Exercise materials =>
━━━━━━━━━━
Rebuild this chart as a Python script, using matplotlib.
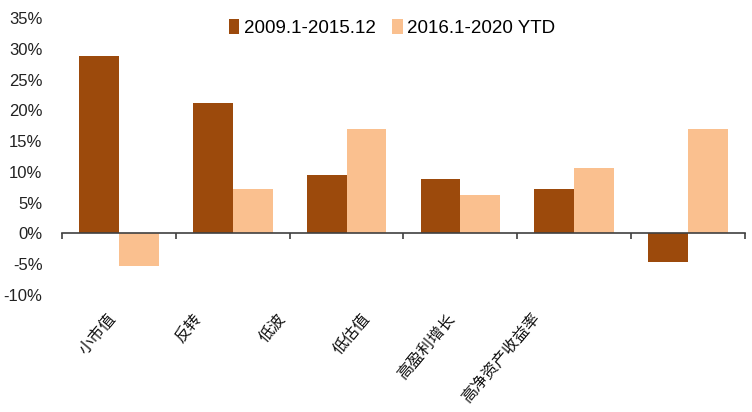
━━━━━━━━━━
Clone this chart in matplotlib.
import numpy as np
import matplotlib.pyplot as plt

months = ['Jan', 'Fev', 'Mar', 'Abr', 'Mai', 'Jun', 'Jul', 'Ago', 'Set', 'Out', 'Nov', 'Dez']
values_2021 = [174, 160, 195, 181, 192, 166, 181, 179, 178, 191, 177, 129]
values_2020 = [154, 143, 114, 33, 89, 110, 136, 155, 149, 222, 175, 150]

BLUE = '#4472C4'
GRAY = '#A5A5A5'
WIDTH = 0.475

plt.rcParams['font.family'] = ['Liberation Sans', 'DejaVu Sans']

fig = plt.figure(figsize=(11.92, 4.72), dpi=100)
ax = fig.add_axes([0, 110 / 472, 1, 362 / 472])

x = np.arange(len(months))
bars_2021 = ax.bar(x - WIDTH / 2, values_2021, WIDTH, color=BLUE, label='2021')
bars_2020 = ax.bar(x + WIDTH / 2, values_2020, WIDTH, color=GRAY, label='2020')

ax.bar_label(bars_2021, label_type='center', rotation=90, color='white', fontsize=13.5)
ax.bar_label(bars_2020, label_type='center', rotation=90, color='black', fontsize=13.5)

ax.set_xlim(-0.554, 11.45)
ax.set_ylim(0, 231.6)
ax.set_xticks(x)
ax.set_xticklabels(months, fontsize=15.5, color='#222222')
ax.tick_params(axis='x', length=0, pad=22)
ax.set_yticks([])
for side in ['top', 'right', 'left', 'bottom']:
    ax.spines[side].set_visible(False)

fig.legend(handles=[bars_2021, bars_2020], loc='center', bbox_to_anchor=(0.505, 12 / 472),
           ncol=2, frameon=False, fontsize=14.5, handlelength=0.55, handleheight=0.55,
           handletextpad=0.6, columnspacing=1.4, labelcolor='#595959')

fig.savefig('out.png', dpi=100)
━━━━━━━━━━
Work required =>
Exactly reproduce the lines that run from the line bearing "Clone this chart in matplotlib." through the line bearing "plt.rcParams['font.family'] = ['Liberation", with both end lines included.

Full output =>
Clone this chart in matplotlib.
import numpy as np
import matplotlib.pyplot as plt

months = ['Jan', 'Fev', 'Mar', 'Abr', 'Mai', 'Jun', 'Jul', 'Ago', 'Set', 'Out', 'Nov', 'Dez']
values_2021 = [174, 160, 195, 181, 192, 166, 181, 179, 178, 191, 177, 129]
values_2020 = [154, 143, 114, 33, 89, 110, 136, 155, 149, 222, 175, 150]

BLUE = '#4472C4'
GRAY = '#A5A5A5'
WIDTH = 0.475

plt.rcParams['font.family'] = ['Liberation Sans', 'DejaVu Sans']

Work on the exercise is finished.